Aku telah jatuh cinta terhadap hidup di dunia.
Kehidupan yang aku jalani dari hari demi hari, dalam waktu yang terus berjalan tanpa mungkin dihentikan, hanya dipenuhi kesibukan. Pekerjaan dengan bayaran tinggi di salah satu gedung pencakar langit ibu kota membuatku akrab dengan kebendaan yang tidak pernah ada habisnya.
Aku yang tidak pernah lepas dari materialisme menjadi pernyataan bahwa keduniaan sudah merasuk ke dalam jiwaku hingga terlalu dalam. Ia bersemayam dalam ruang hatiku yang semakin menghitam.

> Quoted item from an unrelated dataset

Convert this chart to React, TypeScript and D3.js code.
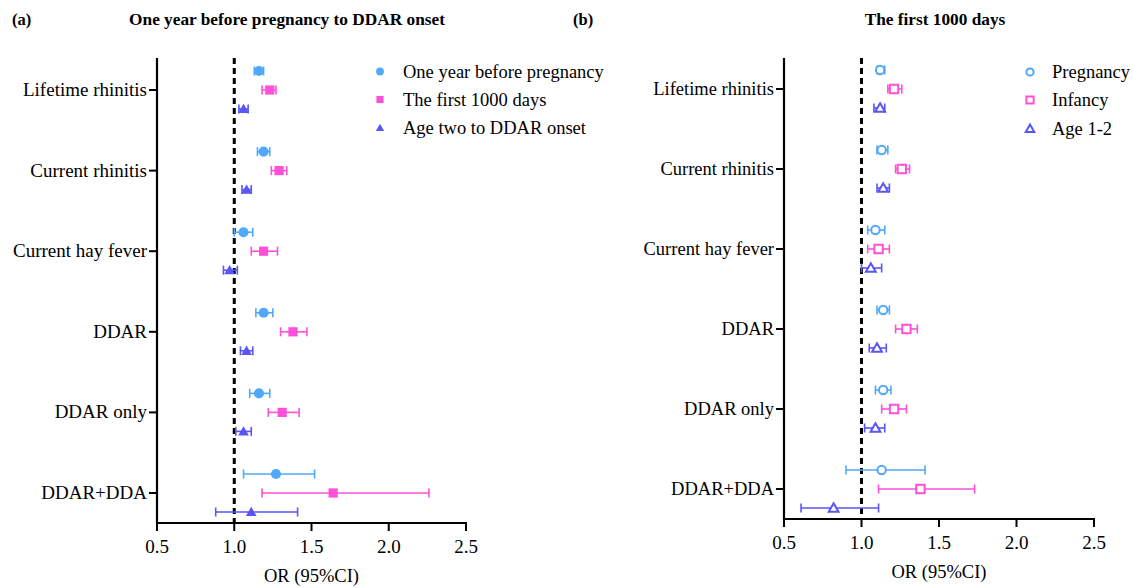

Namun di tengah hingar bingar denyut aktivitas yang menakjubkan, kebingungan akan hidup terus menghampiriku. Aku selalu mencari di mana kedamaian hati dan pikiran yang terlalu sulit untuk didapatkan tanpa peduli seberapa banyak uang yang kumiliki.
Aku pikir, kekayaan dan keakraban pertemanan yang selalu menemaniku tiap keadaan bisa menjadi jawaban atas pencarianku. Namun itu semua bagaikan balon yang ringkih terhadap jarum tajam. Jarum yang membuatku tidak pernah nyaman, tidak pernah tenang.

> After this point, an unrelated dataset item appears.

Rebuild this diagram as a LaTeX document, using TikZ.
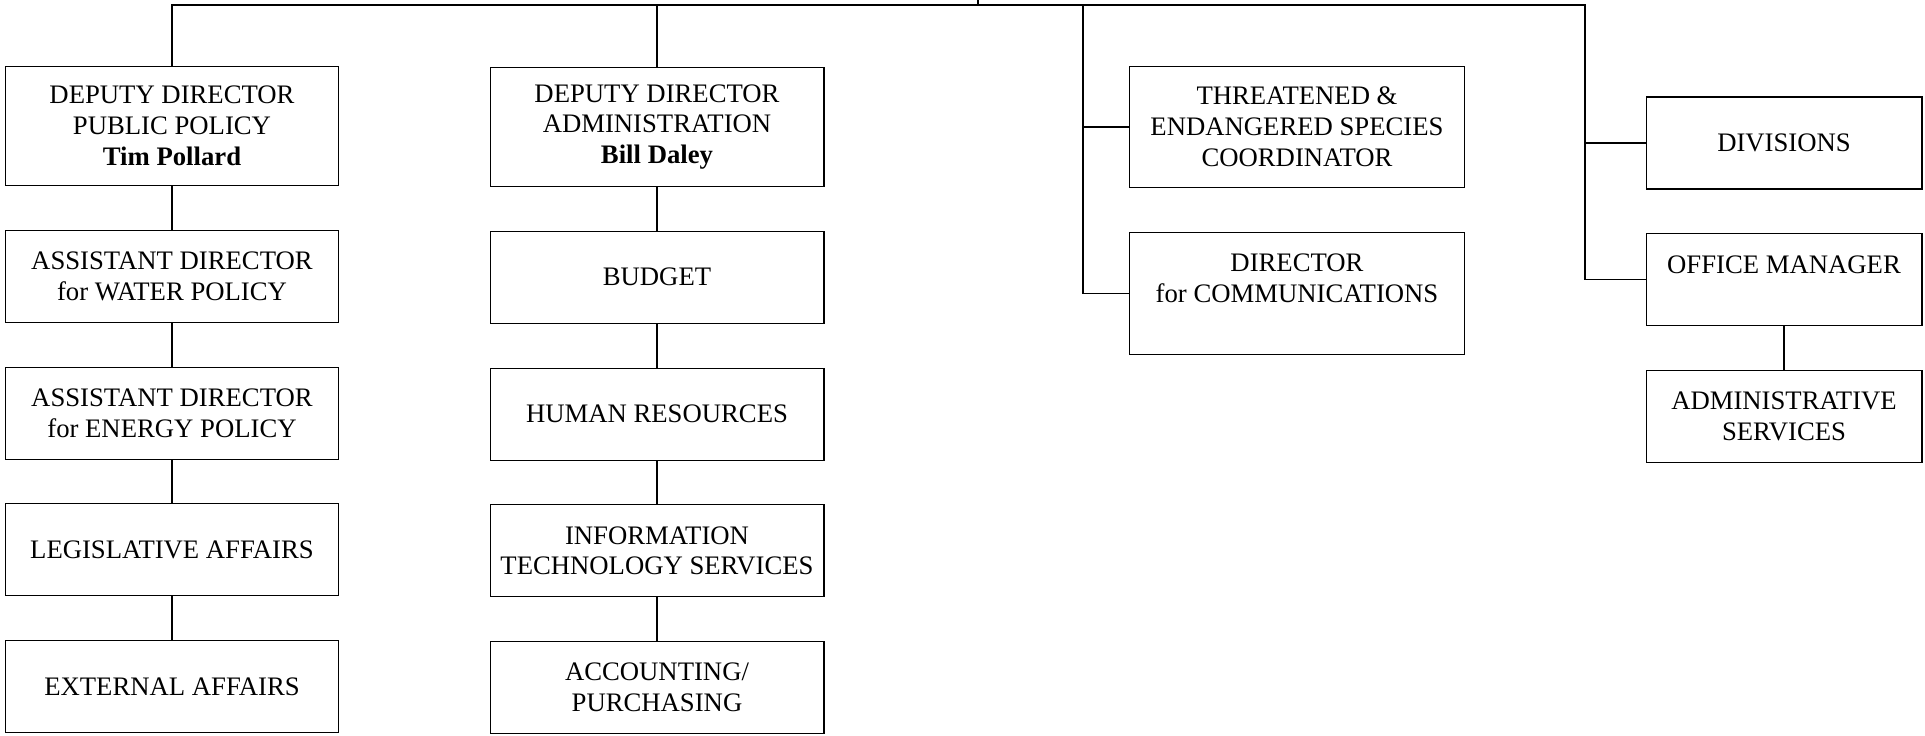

Di mana aku harus mencari kedamaian ini?
Setiap malam, keringat yang membasahi telapak tangan menjadi bukti bahwa aku sudah terlalu lama mencemaskan diri sendiri untuk segera menemukan kedamaian.

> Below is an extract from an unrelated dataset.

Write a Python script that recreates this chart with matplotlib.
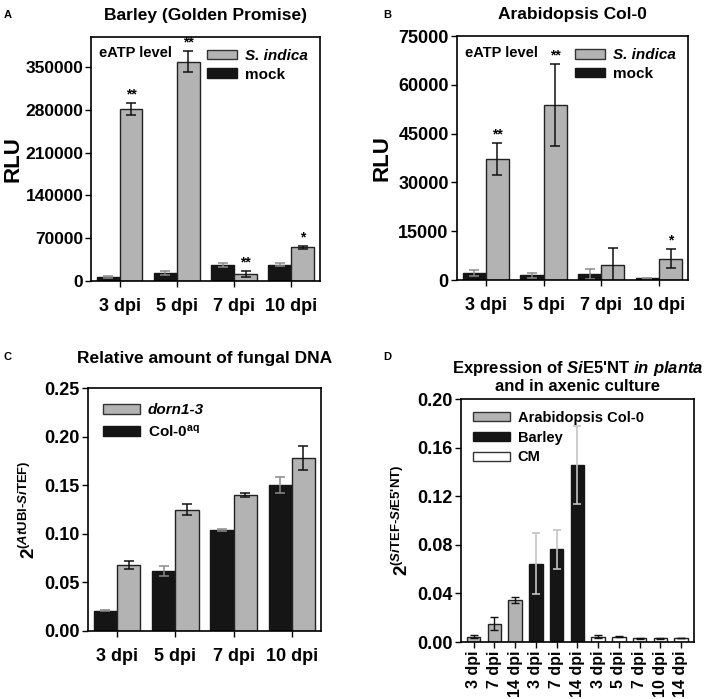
import numpy as np
import matplotlib
matplotlib.use('Agg')
import matplotlib.pyplot as plt
from matplotlib.patches import Patch

plt.rcParams['font.family'] = 'Liberation Sans'
plt.rcParams['font.weight'] = 'bold'
plt.rcParams['axes.labelweight'] = 'bold'
plt.rcParams['mathtext.fontset'] = 'custom'
plt.rcParams['mathtext.rm'] = 'Liberation Sans:bold'
plt.rcParams['mathtext.bf'] = 'Liberation Sans:bold'
plt.rcParams['mathtext.it'] = 'Liberation Sans:bold:italic'
plt.rcParams['axes.linewidth'] = 1.2

# --- data ---
days = ['3 dpi', '5 dpi', '7 dpi', '10 dpi']

barley_mock = [7000, 13000, 26000, 27000]
barley_mock_err = [2000, 3500, 3500, 2000]
barley_si = [281000, 359000, 11000, 55000]
barley_si_err = [10000, 17000, 5000, 3000]
barley_sig = ['**', '**', '**', '*']

arab_mock = [2200, 1400, 1900, 600]
arab_mock_err = [900, 700, 1500, 150]
arab_si = [37200, 53800, 4500, 6600]
arab_si_err = [4900, 12700, 5200, 3000]
arab_sig = ['**', '**', '', '*']

dna_col = [0.021, 0.062, 0.104, 0.150]
dna_col_err = [0.0007, 0.005, 0.001, 0.008]
dna_dorn = [0.068, 0.125, 0.140, 0.178]
dna_dorn_err = [0.004, 0.006, 0.002, 0.012]

expr_labels = ['3 dpi', '7 dpi', '14 dpi', '3 dpi', '7 dpi', '14 dpi',
               '3 dpi', '5 dpi', '7 dpi', '10 dpi', '14 dpi']
expr_arab = [0.0045, 0.015, 0.0345]
expr_arab_err = [0.001, 0.0055, 0.0025]
expr_barley = [0.0645, 0.0765, 0.1455]
expr_barley_err = [0.025, 0.016, 0.032]
expr_cm = [0.0045, 0.0043, 0.0032, 0.0032, 0.0035]
expr_cm_err = [0.0015, 0.0004, 0.0004, 0.0005, 0.0002]

GREY = '#b3b3b3'
BLACK = '#151515'
LEG = dict(frameon=False, handleheight=0.6, handletextpad=0.5)


def grouped(ax, black, black_err, grey, grey_err, sig=None, ecol_black='#8a8a8a'):
    x = np.arange(len(days))
    w = 0.4
    ax.bar(x - w / 2, black, w, color=BLACK, edgecolor=BLACK, lw=1)
    ax.errorbar(x - w / 2, black, yerr=black_err, fmt='none', ecolor=ecol_black,
                capsize=3.5, elinewidth=1.1, capthick=1.1)
    ax.bar(x + w / 2, grey, w, color=GREY, edgecolor='#222222', lw=1)
    ax.errorbar(x + w / 2, grey, yerr=grey_err, fmt='none', ecolor='#111111',
                capsize=3.5, elinewidth=1.1, capthick=1.1)
    if sig:
        for xi, v, e, s in zip(x, grey, grey_err, sig):
            if s:
                ax.annotate(s, (xi + w / 2, v + e), xytext=(0, 1),
                            textcoords='offset points', ha='center', va='bottom',
                            fontsize=10)
    ax.set_xlim(-0.5, len(days) - 0.5)
    ax.set_xticks(x)
    ax.set_xticklabels(days, fontsize=13)
    ax.tick_params(axis='both', direction='out', length=4, width=1)
    ax.tick_params(axis='y', labelsize=13, pad=2)
    ax.tick_params(axis='x', pad=8)


fig = plt.figure(figsize=(7.08, 6.99), dpi=100)

# A
axA = fig.add_axes([0.1285, 0.598, 0.3234, 0.3495])
grouped(axA, barley_mock, barley_mock_err, barley_si, barley_si_err, barley_sig)
axA.tick_params(axis='y', labelsize=12.5, pad=1.5)
axA.set_ylim(0, 400000)
axA.set_yticks(np.arange(0, 350001, 70000))
axA.set_ylabel('RLU', fontsize=16, labelpad=1)
axA.set_title('Barley (Golden Promise)', fontsize=12.5, fontweight='bold', pad=12)
axA.text(0.035, 0.96, 'eATP level', transform=axA.transAxes, fontsize=10.5,
         va='top', ha='left')
leg = axA.legend([Patch(fc=GREY, ec='#333333'), Patch(fc=BLACK, ec=BLACK)],
                 ['S. indica', 'mock'], loc='upper right', fontsize=11,
                 handlelength=2.0, borderaxespad=0.4, labelspacing=0.3, **LEG)
leg.get_texts()[0].set_style('italic')
fig.text(0.005, 0.985, 'A', fontsize=8, va='top')

# B
axB = fig.add_axes([0.6455, 0.5994, 0.326, 0.349])
grouped(axB, arab_mock, arab_mock_err, arab_si, arab_si_err, arab_sig)
axB.set_ylim(0, 75000)
axB.set_yticks(np.arange(0, 75001, 15000))
axB.set_ylabel('RLU', fontsize=16, labelpad=4)
axB.set_title('Arabidopsis Col-0', fontsize=12.5, fontweight='bold', pad=12)
axB.text(0.035, 0.96, 'eATP level', transform=axB.transAxes, fontsize=10.5,
         va='top', ha='left')
leg = axB.legend([Patch(fc=GREY, ec='#333333'), Patch(fc=BLACK, ec=BLACK)],
                 ['S. indica', 'mock'], loc='upper right', fontsize=11,
                 handlelength=2.0, borderaxespad=0.4, labelspacing=0.3, **LEG)
leg.get_texts()[0].set_style('italic')
fig.text(0.542, 0.985, 'B', fontsize=8, va='top')

# C
axC = fig.add_axes([0.1243, 0.0973, 0.329, 0.3476])
grouped(axC, dna_col, dna_col_err, dna_dorn, dna_dorn_err)
axC.set_ylim(0, 0.25)
axC.set_yticks(np.arange(0, 0.251, 0.05))
axC.set_yticklabels(['%.2f' % v for v in np.arange(0, 0.251, 0.05)])
axC.set_ylabel(r'$2^{(\mathit{At}\mathrm{UBI\text{-}}\mathit{Si}\mathrm{TEF})}$',
               fontsize=13.5, labelpad=4)
axC.set_title('Relative amount of fungal DNA', fontsize=12.5, fontweight='bold', pad=18)
leg = axC.legend([Patch(fc=GREY, ec='#333333'), Patch(fc=BLACK, ec=BLACK)],
                 ['dorn1-3', r'Col-0$^{\mathrm{aq}}$'], loc='upper left', fontsize=11,
                 handlelength=2.4, borderaxespad=0.6, labelspacing=0.4, **LEG)
leg.get_texts()[0].set_style('italic')
fig.text(0.005, 0.497, 'C', fontsize=8, va='top')

# D
axD = fig.add_axes([0.651, 0.0815, 0.329, 0.3476])
xa = np.arange(0, 3)
xb = np.arange(3, 6)
xc = np.arange(6, 11)
w = 0.65
axD.bar(xa, expr_arab, w, color=GREY, edgecolor='#222222', lw=1)
axD.errorbar(xa, expr_arab, yerr=expr_arab_err, fmt='none', ecolor='#111111',
             capsize=3, elinewidth=1, capthick=1)
axD.bar(xb, expr_barley, w, color=BLACK, edgecolor=BLACK, lw=1)
axD.errorbar(xb, expr_barley, yerr=expr_barley_err, fmt='none', ecolor='#c4c4c4',
             capsize=3, elinewidth=1.2, capthick=1.2)
axD.bar(xc, expr_cm, w, color='white', edgecolor='#222222', lw=1)
axD.errorbar(xc, expr_cm, yerr=expr_cm_err, fmt='none', ecolor='#111111',
             capsize=3, elinewidth=1, capthick=1)
axD.set_xlim(-0.62, 10.62)
axD.set_ylim(0, 0.2)
axD.set_yticks(np.arange(0, 0.201, 0.04))
axD.set_yticklabels(['%.2f' % v for v in np.arange(0, 0.201, 0.04)])
axD.set_xticks(np.arange(len(expr_labels)))
axD.set_xticklabels(expr_labels, rotation=90, fontsize=11.5)
axD.tick_params(axis='both', direction='out', length=4, width=1)
axD.tick_params(axis='y', labelsize=13, pad=2)
axD.tick_params(axis='x', pad=2)
axD.set_ylabel(r"$2^{(\mathit{Si}\mathrm{TEF\text{-}}\mathit{Si}\mathrm{E5\text{'}NT})}$",
               fontsize=13.5, labelpad=4)
axD.set_title("Expression of $\\mathit{Si}$E5'NT $\\mathit{in\\ planta}$\nand in axenic culture",
              fontsize=12, fontweight='bold', pad=6, linespacing=1.05)
axD.legend([Patch(fc=GREY, ec='#333333'), Patch(fc=BLACK, ec=BLACK),
            Patch(fc='white', ec='#333333')],
           ['Arabidopsis Col-0', 'Barley', 'CM'], loc='upper left', fontsize=10.5,
           handlelength=2.6, borderaxespad=0.4, labelspacing=0.4, **LEG)
fig.text(0.542, 0.497, 'D', fontsize=8, va='top')

fig.savefig('out.png', dpi=100)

Tapi mengapa semua yang sudah kulakukan tidak pernah membawa ku kepada rasa damai? Ternyata itu semua buah dari ego tubuh dewasaku yang hanya kosmetik dari jiwaku yang kerdil.
Aku tersadar pada satu sore di bulan Maret. Aku berjalan kembali kepada titik awal hidupku agar mengerti apa arti "damai" yang sebenarnya. Pencarianku membuatku kembali kepada-Mu, Tuhan. Aku ingin merasakan perubahan yang mampu menuai ketenangan.
Setelah sekian waktu, sore itu kusempatkan sejenak melipir ke rumah terdekat-Mu untuk menunaikan kewajibanku menghadap-Mu. Atas nama kedamaian yang sudah tidak lagi perlu kucari bersama kemegahan dunia dan segala isinya.